Exercise inputs —
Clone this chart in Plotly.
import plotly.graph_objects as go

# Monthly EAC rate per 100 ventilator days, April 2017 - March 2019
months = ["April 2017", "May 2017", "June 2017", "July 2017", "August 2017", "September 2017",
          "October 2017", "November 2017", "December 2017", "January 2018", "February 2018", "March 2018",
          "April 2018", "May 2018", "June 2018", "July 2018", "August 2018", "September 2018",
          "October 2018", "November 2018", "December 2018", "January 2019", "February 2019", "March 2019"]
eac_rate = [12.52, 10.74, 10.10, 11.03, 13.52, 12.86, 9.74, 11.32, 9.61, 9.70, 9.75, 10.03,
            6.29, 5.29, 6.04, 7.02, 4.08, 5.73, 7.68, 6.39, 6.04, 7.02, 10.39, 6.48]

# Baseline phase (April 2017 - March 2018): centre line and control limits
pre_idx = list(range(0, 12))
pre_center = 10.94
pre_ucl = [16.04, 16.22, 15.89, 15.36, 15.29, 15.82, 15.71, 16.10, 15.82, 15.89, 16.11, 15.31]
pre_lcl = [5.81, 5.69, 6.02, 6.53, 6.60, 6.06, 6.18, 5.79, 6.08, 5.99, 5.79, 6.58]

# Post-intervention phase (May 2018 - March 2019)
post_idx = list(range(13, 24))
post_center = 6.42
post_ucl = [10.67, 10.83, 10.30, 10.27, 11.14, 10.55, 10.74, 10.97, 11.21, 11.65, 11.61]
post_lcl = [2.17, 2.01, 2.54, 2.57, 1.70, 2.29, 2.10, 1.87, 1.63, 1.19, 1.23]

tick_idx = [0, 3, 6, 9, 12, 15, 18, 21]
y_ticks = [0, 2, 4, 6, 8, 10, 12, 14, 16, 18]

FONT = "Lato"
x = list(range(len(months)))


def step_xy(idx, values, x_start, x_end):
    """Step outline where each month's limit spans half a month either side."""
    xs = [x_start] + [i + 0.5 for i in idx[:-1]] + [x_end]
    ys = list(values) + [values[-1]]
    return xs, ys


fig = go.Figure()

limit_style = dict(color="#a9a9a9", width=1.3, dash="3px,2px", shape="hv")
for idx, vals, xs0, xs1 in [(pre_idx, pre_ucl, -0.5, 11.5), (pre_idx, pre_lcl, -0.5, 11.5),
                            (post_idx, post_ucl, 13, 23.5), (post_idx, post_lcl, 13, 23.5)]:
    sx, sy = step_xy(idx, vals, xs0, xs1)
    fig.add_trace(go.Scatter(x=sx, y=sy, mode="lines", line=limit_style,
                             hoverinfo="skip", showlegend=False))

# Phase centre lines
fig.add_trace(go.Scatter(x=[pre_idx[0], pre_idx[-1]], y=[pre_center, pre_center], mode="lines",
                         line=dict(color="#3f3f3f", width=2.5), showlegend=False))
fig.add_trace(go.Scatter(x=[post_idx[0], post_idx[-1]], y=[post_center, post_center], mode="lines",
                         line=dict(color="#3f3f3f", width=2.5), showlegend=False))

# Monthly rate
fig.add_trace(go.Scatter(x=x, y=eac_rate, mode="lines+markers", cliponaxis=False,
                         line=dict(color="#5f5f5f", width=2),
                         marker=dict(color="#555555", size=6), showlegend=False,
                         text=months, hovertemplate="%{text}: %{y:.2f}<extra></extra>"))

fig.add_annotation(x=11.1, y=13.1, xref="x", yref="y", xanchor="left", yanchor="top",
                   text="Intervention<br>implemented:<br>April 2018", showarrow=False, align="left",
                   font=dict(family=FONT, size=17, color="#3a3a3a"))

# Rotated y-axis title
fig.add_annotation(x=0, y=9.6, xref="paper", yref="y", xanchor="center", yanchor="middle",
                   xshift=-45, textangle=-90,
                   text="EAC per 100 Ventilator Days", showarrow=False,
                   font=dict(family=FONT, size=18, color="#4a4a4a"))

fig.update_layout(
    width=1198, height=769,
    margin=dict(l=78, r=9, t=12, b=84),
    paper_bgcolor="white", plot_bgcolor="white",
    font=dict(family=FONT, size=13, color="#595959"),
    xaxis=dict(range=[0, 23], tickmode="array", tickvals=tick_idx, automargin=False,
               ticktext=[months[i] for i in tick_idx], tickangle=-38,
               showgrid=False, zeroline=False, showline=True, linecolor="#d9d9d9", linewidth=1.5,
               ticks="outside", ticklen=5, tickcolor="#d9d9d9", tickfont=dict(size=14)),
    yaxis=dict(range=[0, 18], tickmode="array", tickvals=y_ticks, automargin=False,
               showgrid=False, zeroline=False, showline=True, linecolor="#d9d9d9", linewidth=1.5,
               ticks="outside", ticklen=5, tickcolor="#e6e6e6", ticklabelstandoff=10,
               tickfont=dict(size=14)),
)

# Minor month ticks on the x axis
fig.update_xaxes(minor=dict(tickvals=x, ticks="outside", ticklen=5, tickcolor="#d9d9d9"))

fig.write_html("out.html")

--

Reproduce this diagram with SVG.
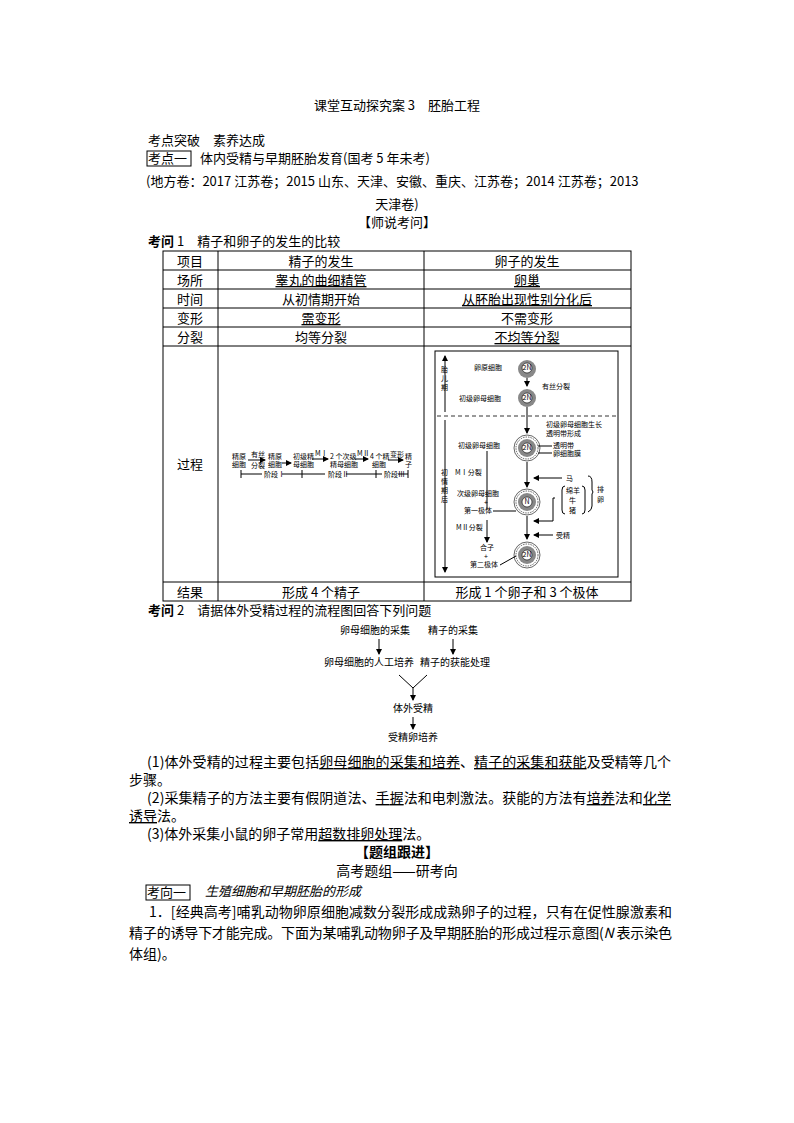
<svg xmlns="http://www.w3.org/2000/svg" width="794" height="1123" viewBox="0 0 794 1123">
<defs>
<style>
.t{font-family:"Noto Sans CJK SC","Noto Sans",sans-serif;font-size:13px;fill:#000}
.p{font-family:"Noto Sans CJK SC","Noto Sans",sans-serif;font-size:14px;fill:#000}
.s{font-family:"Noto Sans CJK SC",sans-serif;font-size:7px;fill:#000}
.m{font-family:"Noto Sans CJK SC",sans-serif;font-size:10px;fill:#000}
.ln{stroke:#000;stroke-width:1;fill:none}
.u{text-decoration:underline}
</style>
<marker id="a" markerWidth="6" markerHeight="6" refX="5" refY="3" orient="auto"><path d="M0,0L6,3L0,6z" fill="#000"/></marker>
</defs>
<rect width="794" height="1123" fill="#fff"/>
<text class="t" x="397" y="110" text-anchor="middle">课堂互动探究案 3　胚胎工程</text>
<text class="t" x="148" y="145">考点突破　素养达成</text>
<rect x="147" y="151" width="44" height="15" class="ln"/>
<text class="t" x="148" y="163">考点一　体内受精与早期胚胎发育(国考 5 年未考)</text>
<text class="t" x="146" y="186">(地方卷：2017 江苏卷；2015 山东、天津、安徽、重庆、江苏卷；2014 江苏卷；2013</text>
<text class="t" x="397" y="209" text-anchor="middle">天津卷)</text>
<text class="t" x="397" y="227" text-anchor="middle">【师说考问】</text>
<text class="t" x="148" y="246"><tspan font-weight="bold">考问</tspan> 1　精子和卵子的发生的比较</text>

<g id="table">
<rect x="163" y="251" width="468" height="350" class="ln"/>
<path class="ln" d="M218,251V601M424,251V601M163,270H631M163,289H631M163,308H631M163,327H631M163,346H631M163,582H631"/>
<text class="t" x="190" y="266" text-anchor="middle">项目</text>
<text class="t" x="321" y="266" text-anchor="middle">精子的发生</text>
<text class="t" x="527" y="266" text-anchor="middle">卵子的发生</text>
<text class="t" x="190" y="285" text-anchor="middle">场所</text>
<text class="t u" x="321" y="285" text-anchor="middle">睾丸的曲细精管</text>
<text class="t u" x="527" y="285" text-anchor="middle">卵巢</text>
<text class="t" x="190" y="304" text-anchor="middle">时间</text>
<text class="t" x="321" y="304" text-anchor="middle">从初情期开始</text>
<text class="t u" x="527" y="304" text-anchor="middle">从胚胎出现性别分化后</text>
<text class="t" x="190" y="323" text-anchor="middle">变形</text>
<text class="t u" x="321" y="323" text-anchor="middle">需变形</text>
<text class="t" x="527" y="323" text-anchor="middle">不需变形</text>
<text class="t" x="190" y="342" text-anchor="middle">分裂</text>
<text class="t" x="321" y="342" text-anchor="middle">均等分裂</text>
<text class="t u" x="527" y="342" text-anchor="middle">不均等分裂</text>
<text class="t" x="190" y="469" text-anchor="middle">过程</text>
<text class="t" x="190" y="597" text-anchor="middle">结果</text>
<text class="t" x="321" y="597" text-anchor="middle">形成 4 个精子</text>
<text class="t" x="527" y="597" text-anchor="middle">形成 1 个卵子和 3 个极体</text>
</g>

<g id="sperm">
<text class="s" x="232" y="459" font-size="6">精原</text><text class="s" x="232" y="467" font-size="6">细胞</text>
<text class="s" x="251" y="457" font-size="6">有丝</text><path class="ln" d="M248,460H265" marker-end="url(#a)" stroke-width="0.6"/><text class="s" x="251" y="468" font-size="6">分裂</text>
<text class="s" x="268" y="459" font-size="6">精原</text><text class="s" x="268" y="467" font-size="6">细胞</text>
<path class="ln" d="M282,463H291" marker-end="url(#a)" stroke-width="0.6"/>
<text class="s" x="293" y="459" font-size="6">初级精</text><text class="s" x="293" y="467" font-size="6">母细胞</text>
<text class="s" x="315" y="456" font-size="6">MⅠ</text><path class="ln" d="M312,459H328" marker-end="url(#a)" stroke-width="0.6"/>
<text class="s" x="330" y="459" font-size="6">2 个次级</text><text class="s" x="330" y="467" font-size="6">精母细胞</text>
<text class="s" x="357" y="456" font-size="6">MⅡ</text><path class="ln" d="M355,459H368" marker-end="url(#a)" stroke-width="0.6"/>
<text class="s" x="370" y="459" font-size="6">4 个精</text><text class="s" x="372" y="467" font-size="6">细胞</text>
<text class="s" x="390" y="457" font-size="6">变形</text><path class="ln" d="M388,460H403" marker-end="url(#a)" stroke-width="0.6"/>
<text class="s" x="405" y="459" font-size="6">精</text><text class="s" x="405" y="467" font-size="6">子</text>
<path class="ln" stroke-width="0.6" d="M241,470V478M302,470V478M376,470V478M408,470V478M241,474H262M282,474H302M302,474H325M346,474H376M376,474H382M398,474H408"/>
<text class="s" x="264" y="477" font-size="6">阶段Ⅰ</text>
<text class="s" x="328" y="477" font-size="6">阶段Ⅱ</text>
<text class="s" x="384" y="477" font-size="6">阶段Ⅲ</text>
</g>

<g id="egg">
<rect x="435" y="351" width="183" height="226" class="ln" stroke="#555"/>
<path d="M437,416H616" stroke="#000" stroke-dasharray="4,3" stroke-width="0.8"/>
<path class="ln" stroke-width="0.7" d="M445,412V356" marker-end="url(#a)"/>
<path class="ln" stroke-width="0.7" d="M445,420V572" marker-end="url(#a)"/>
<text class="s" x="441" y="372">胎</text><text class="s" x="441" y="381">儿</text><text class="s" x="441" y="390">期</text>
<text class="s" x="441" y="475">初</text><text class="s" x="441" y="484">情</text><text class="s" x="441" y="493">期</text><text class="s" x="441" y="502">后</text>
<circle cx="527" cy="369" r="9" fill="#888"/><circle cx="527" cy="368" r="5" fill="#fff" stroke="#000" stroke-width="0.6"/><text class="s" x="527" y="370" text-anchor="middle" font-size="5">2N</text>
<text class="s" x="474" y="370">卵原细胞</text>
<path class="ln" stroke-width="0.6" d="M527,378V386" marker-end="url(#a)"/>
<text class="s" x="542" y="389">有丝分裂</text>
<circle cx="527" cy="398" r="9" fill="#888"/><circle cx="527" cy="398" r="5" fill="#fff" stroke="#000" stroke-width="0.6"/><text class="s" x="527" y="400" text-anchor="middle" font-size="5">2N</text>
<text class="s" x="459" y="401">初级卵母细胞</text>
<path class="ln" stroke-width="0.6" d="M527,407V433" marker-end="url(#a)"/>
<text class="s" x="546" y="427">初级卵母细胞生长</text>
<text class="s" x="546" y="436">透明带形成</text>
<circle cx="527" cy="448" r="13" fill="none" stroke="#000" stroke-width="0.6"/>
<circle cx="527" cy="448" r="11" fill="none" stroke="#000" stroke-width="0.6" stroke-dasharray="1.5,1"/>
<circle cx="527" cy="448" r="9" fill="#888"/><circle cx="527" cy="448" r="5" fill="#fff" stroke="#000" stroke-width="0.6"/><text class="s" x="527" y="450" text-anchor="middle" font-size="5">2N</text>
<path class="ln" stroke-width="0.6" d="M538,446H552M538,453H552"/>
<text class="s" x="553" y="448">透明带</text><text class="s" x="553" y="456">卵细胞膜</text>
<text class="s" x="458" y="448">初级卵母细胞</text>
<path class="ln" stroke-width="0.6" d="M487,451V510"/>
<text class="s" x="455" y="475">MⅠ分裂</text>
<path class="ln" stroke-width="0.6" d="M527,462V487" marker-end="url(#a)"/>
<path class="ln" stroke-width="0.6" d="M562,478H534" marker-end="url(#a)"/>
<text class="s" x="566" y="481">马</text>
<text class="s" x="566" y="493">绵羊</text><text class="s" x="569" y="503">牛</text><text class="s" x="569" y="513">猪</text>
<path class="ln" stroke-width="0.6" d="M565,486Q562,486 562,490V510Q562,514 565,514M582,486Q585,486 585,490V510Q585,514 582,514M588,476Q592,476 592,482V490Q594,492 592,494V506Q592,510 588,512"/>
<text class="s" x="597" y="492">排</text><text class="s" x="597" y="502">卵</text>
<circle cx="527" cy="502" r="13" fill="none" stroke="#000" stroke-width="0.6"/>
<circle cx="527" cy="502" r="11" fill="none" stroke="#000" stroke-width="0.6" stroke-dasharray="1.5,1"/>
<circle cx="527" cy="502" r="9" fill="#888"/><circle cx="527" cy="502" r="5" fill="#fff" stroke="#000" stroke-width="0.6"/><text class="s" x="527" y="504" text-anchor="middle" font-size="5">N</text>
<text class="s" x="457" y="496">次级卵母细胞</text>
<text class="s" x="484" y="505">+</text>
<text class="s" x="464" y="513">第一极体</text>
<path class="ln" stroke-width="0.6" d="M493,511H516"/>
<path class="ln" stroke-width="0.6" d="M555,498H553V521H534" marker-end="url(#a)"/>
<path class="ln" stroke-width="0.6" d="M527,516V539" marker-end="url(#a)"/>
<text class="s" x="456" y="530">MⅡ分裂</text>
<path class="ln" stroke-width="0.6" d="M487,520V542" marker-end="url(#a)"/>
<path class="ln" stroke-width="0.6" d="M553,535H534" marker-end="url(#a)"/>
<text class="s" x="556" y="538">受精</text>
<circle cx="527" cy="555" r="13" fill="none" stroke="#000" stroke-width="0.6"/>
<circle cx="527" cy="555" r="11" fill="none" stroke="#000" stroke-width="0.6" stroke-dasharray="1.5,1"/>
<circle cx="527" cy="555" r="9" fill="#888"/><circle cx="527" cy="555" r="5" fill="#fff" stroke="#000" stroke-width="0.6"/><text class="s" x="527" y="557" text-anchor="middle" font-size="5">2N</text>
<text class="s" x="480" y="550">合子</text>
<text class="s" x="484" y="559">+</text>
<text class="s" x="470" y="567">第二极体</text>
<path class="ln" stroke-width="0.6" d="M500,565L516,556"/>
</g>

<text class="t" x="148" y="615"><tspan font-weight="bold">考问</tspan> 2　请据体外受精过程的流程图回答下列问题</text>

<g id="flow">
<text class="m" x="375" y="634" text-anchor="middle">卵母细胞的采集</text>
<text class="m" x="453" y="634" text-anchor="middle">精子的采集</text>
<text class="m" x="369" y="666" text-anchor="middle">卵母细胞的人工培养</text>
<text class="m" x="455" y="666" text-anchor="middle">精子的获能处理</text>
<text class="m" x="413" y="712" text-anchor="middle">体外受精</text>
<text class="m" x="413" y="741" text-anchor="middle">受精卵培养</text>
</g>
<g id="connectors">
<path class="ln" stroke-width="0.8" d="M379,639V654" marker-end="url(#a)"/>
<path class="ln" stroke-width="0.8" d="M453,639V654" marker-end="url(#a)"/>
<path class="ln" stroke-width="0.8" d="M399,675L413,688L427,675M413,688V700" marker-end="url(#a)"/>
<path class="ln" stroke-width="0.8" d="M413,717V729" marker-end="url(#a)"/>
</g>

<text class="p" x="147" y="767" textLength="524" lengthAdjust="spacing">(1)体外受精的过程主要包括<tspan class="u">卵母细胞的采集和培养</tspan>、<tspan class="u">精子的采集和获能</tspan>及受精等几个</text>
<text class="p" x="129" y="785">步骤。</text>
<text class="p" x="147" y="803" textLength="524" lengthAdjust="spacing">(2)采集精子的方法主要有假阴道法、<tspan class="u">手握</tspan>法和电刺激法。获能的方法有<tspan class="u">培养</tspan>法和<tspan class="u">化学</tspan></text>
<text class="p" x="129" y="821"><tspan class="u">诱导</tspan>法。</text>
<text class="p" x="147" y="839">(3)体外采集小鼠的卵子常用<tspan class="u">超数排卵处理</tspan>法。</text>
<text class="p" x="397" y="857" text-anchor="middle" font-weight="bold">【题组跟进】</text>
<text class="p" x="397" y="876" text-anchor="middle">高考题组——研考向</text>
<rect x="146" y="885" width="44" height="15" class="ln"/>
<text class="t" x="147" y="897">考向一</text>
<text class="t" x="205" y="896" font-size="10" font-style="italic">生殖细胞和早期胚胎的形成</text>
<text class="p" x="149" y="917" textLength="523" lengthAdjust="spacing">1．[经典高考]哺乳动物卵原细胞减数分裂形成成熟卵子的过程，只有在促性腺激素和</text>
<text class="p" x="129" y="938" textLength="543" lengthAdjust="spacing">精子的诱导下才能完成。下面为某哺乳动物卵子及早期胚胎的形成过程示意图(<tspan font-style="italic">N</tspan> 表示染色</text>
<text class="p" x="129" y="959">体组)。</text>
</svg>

Instructions for the task —
Find every line holding the word "this"; give their count and nothing else.

Reply —
2